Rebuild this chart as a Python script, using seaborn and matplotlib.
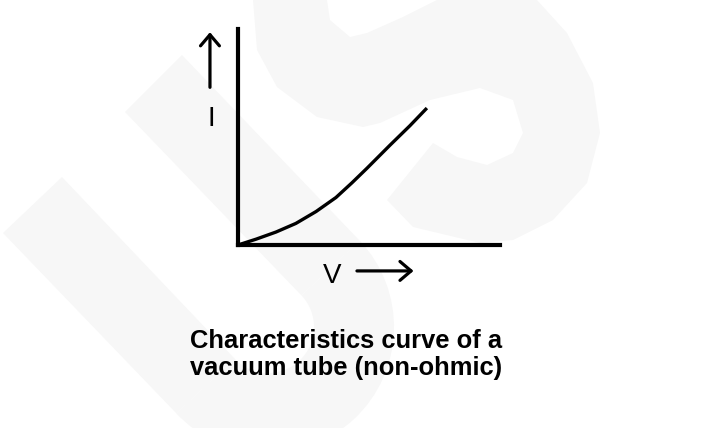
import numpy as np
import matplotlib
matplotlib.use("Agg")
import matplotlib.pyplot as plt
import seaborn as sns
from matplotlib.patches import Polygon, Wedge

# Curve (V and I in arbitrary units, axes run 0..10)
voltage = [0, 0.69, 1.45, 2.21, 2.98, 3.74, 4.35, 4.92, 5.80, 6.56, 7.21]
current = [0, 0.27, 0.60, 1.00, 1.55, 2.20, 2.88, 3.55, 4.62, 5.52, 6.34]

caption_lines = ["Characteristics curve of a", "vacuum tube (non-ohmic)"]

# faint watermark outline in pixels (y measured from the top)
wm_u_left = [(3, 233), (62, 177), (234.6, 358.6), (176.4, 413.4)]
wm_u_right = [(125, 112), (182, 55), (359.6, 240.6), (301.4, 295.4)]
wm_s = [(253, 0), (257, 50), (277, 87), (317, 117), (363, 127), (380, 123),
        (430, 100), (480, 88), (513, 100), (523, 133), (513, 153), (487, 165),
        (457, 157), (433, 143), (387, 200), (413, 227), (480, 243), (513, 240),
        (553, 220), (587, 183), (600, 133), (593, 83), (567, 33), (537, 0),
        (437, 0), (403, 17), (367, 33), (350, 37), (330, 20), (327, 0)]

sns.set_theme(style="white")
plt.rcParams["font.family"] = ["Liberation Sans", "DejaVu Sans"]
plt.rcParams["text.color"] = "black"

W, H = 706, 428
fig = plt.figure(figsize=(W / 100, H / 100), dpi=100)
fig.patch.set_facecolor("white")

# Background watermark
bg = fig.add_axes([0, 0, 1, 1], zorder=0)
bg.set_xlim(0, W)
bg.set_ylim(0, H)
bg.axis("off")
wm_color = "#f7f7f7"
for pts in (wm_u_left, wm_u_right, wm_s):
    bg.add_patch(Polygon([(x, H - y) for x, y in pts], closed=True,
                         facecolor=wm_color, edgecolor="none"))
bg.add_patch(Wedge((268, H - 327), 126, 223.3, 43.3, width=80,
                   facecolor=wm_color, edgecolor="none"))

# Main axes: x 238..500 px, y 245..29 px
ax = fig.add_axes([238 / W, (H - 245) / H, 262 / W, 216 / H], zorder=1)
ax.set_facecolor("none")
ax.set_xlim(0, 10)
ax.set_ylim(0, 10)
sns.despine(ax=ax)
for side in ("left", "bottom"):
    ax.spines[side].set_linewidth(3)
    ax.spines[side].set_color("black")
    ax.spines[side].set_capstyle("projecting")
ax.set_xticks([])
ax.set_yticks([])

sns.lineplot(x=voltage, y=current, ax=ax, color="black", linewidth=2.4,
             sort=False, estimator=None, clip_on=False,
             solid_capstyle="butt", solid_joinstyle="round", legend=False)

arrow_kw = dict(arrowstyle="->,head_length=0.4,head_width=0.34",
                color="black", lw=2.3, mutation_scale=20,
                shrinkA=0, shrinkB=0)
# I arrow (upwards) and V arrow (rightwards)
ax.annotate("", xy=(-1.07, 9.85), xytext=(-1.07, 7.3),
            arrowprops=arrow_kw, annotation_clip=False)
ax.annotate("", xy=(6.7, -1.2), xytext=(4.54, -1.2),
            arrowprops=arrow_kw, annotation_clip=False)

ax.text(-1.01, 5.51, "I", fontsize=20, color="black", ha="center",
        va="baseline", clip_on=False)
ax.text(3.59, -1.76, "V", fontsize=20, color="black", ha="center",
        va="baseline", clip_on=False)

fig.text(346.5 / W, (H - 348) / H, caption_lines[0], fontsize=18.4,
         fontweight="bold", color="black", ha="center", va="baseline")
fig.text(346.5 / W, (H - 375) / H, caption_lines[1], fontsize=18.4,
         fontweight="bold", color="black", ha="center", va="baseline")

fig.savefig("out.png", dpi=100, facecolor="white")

+===+

§ What is expected:
In the data above, please extract the lines from the first one through the line with "4.62, 5.52, 6.34]", exactly, and keep pictures out.

§ Reply to the exercise:
Rebuild this chart as a Python script, using seaborn and matplotlib.
import numpy as np
import matplotlib
matplotlib.use("Agg")
import matplotlib.pyplot as plt
import seaborn as sns
from matplotlib.patches import Polygon, Wedge

# Curve (V and I in arbitrary units, axes run 0..10)
voltage = [0, 0.69, 1.45, 2.21, 2.98, 3.74, 4.35, 4.92, 5.80, 6.56, 7.21]
current = [0, 0.27, 0.60, 1.00, 1.55, 2.20, 2.88, 3.55, 4.62, 5.52, 6.34]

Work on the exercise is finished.